Where public acknowledgment is permitted and appropriate, SAF will provide citation or credit. Where confidentiality, anonymity, contractual restriction, privacy obligation, or similar limitation applies, SAF will honor that limitation.
SAF may maintain a non-public corpus or non-public sourcing records for reasons including proprietary protection, information security, contractual obligations, privacy protection, or system integrity. A non-public corpus does not exempt SAF from maintaining internal documentation regarding source provenance and authorization.
Prohibited Practices for Publicly Released Models
For publicly released SAF models, SAF will not rely on the following as a basis for data use:
unauthorized scraping as a substitute for license, permission, or lawful authorization
ambiguous access conditions treated as implied permission
undocumented third-party datasets where provenance and use rights cannot be established under SAF’s documented internal verification standard
inherited model corpora or aggregate training datasets lacking verifiable source-level records
data acquisition practices that materially depend on avoiding attribution, consent, payment, or licensing where such obligations apply
Internal Verification Standard
Before data is incorporated into a publicly released SAF model, SAF’s standard is that the source, provenance, and basis for use must be identifiable, reviewable, and defensible under a documented internal verification standard. If lawful authorization, applicable terms, provenance, or record integrity cannot be established under that standard, the data will not be used in a publicly released model.

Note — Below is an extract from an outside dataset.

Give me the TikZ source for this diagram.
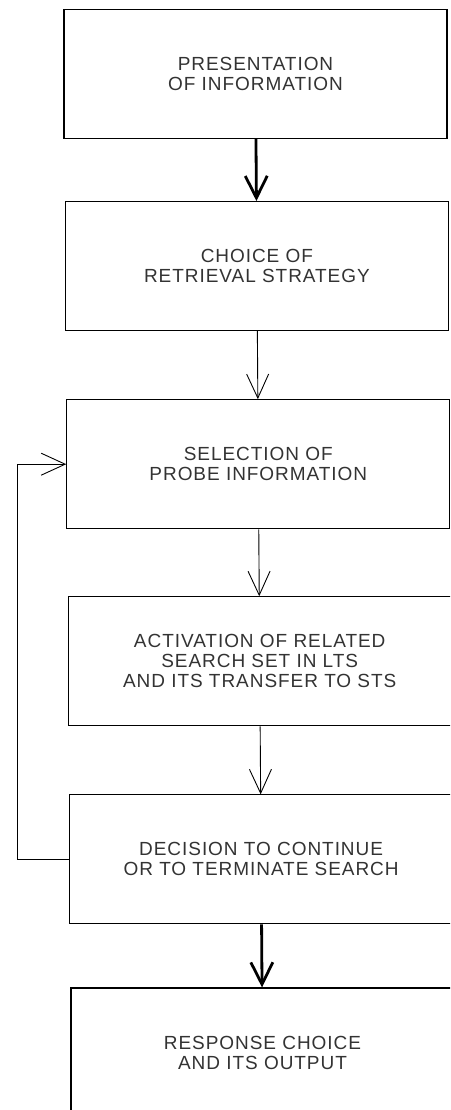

Post-Release Responsibility for Adaptive Learning Systems
Some publicly released SAF systems may include adaptive learning capabilities that allow the system to learn, update, retain knowledge, or otherwise change over time through user inputs, user-provided data, environmental interaction, connected tools, or deployment-specific context.
Where a publicly released SAF system continues to learn or adapt after release, SAF’s responsibility is limited to the released base system, its intended architecture, and the functionality provided by SAF at the time of release.
SAF is not responsible for post-release changes in behavior, knowledge, outputs, retained information, decision patterns, or other adaptive developments arising from:
user-provided inputs or data
user-enabled integrations, tools, or external connections
user-directed configuration, modification, or retraining
deployment-specific environments outside SAF’s control
continued learning processes occurring after public release
The user, operator, deployer, or controlling entity of such a system assumes responsibility for post-release oversight, configuration, retained knowledge, data handling, operational use, and consequences arising from adaptive development outside SAF’s direct control.
For any publicly released adaptive learning system, the user is responsible for monitoring how that system evolves in use and for ensuring that such use remains lawful, appropriate, and consistent with the user’s own operational, legal, and ethical obligations.
Policy Position
SAF’s position is that publicly released models must be built on data acquired through lawful, documented, and ethically supportable means. This standard applies to all covered data categories, not only creative works.
If SAF releases a model to the public, the data materially used to develop that model must be internally traceable to a legitimate basis for use, including creation, purchase, license, consent, express permission, or other clearly authorized grounds.
SAF will not substitute another party’s aggregate corpus for its own due diligence. SAF will build and maintain its own corpus records from the ground up.
Where a publicly released SAF system continues to adapt after release, responsibility for that post-release adaptation rests with the user or operator to the extent such changes occur outside SAF’s direct control.